The story of how he latched on to Felt, which Woodward also told in The Post when Felt's role as Deep Throat was made public by the source's family, is remarkably revealing. Woodward describes himself as "needy," full of "anxiety, even consternation" about his future. He describes the FBI man as having "a great, confident voice" and "a command presence." The older man "showed no interest in striking up a long conversation," but Woodward was "almost drooling" to have one.

So he did.

He established common ground with Felt (both had done graduate work at George Washington University; both had worked for congressmen). He shared his ambitions and asked for career advice. "I remember trying to probe by talking about myself," he writes -- noting that by the end of their encounter, "I had set the hook."
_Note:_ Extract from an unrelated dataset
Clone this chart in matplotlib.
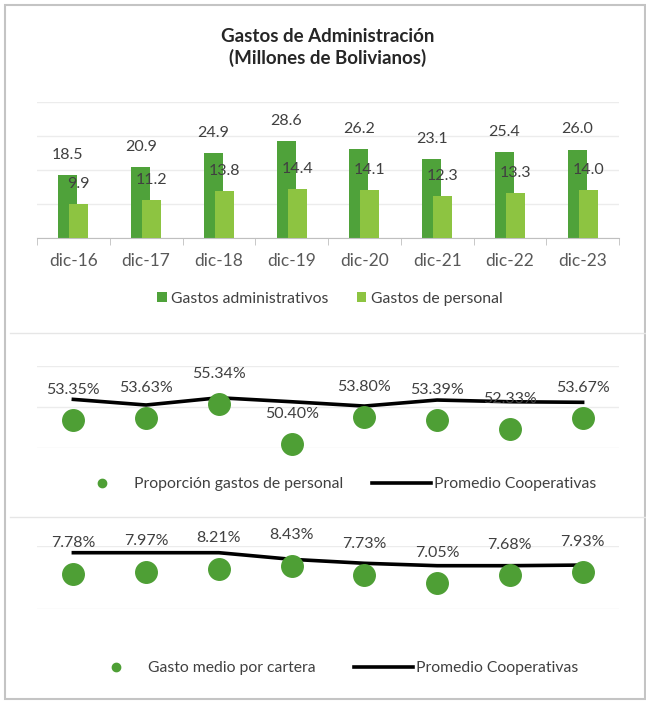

What he means is that he had connected with someone who could advise him about his future. But in hindsight it is obvious that he already possessed an essential attribute of the hard-driving reporter: the ability to quickly forge relationships with people who can help you.

Felt's first job out of law school had been with the Federal Trade Commission, a job he hated because the work was slow and bureaucratic. "Go with the action," he told Woodward. Not long afterward, Woodward decided to abandon the idea of law school, along with various other career possibilities, and try for a job at The Post.

He talked his way into a two-week tryout, failed it, took a $115-a-week job at the Montgomery County Sentinel and was told "you're crazy" by his father. By September 1971, he had worked his way back to this newspaper, where he put in so many extra hours that he drew both complaints from the union and approving notice from Post publisher-to-be Donald Graham.

On the morning of June 17, 1972, the city editor woke him up with a phone call. There'd been a peculiar little burglary at the Watergate, he said.

'Pushing Hard'

A few years ago, I interviewed Woodward for a magazine story on the investigative reporter Seymour Hersh. The two are often portrayed as bitter rivals, but Woodward expressed appreciation for Hersh's accomplishments. "What Sy is, he's one of the shock troops," he said. "He's the one who goes in first." As such, "he is going to get bloodied."

He might as well have been talking about himself and Carl Bernstein in the early days of the Watergate story. They were in first; they were alone for a long time; and they got bloodied -- both by the Nixon administration and by fellow journalists who didn't believe their reporting.

They'd have been bloodied far more if Woodward hadn't set his hook in Felt two years before.

Deep Throat's side of the relationship -- the porn-movie nickname came from a Post editor -- is difficult to pin down. Woodward does his best to weigh his likely reasons for becoming a secret source, but because Felt has lost much of his memory in recent years, his true motivation may never be known.